▸ **Requirements**
From the first line of the listing below to the line with "length=5, width=1, left=True)", print each line exactly, and nothing more. Leave out the pictures.

▸ **Supplied material**
○ ○ ○ ○
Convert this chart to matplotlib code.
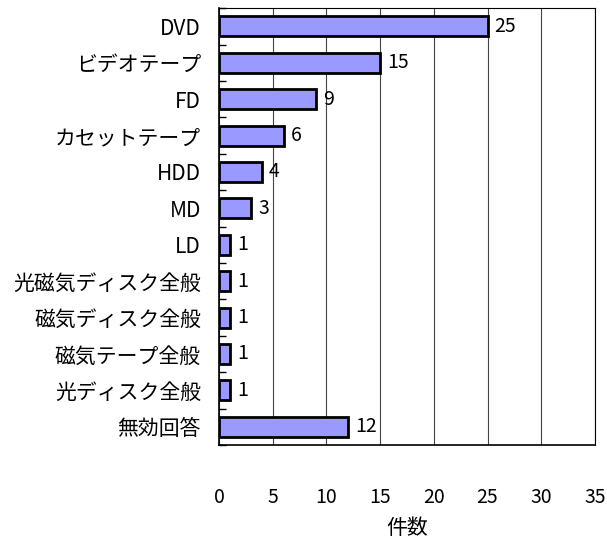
import numpy as np
import matplotlib
matplotlib.use("Agg")
import matplotlib.pyplot as plt

plt.rcParams['font.family'] = ['Noto Sans CJK JP', 'DejaVu Sans']

categories = ['DVD', 'ビデオテープ', 'FD', 'カセットテープ', 'HDD', 'MD', 'LD',
              '光磁気ディスク全般', '磁気ディスク全般', '磁気テープ全般', '光ディスク全般', '無効回答']
counts = [25, 15, 9, 6, 4, 3, 1, 1, 1, 1, 1, 12]
xticks = [0, 5, 10, 15, 20, 25, 30, 35]

fig = plt.figure(figsize=(6.07, 5.46), dpi=100)
ax = fig.add_axes([0.361, 0.185, 0.619, 0.800])

y = np.arange(len(categories))
ax.barh(y, counts, height=0.55, color='#9999FF', edgecolor='black', linewidth=2, zorder=3)
for yi, c in zip(y, counts):
    ax.annotate(str(c), (c, yi), xytext=(5, 0), textcoords='offset points',
                va='center', ha='left', fontsize=14, zorder=4)

ax.set_xlim(0, 35)
ax.set_ylim(len(categories) - 0.5, -0.5)
ax.set_xticks(xticks)
ax.set_xticklabels([str(t) for t in xticks], fontsize=14)
ax.tick_params(axis='x', length=0, pad=30)
ax.set_yticks(y)
ax.set_yticklabels(categories, fontsize=15)
ax.tick_params(axis='y', which='major', length=0, pad=13)
ax.set_yticks(np.arange(len(categories) + 1) - 0.5, minor=True)
ax.tick_params(axis='y', which='minor', direction='in', length=5, width=1, left=True)

ax.grid(axis='x', color='#444444', linewidth=0.8, zorder=0)
for s in ['top', 'right']:
    ax.spines[s].set_linewidth(0.8)
for s in ['left', 'bottom']:
    ax.spines[s].set_linewidth(1.2)

# x label sits well below the tick labels, centred on the plot area
fig.text(0.361 + 0.619 / 2, 0.033, '件数', fontsize=15, ha='center', va='center')

fig.savefig('out.png', dpi=100)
○ ○ ○ ○
▸ **Output for this task**
Convert this chart to matplotlib code.
import numpy as np
import matplotlib
matplotlib.use("Agg")
import matplotlib.pyplot as plt

plt.rcParams['font.family'] = ['Noto Sans CJK JP', 'DejaVu Sans']

categories = ['DVD', 'ビデオテープ', 'FD', 'カセットテープ', 'HDD', 'MD', 'LD',
              '光磁気ディスク全般', '磁気ディスク全般', '磁気テープ全般', '光ディスク全般', '無効回答']
counts = [25, 15, 9, 6, 4, 3, 1, 1, 1, 1, 1, 12]
xticks = [0, 5, 10, 15, 20, 25, 30, 35]

fig = plt.figure(figsize=(6.07, 5.46), dpi=100)
ax = fig.add_axes([0.361, 0.185, 0.619, 0.800])

y = np.arange(len(categories))
ax.barh(y, counts, height=0.55, color='#9999FF', edgecolor='black', linewidth=2, zorder=3)
for yi, c in zip(y, counts):
    ax.annotate(str(c), (c, yi), xytext=(5, 0), textcoords='offset points',
                va='center', ha='left', fontsize=14, zorder=4)

ax.set_xlim(0, 35)
ax.set_ylim(len(categories) - 0.5, -0.5)
ax.set_xticks(xticks)
ax.set_xticklabels([str(t) for t in xticks], fontsize=14)
ax.tick_params(axis='x', length=0, pad=30)
ax.set_yticks(y)
ax.set_yticklabels(categories, fontsize=15)
ax.tick_params(axis='y', which='major', length=0, pad=13)
ax.set_yticks(np.arange(len(categories) + 1) - 0.5, minor=True)
ax.tick_params(axis='y', which='minor', direction='in', length=5, width=1, left=True)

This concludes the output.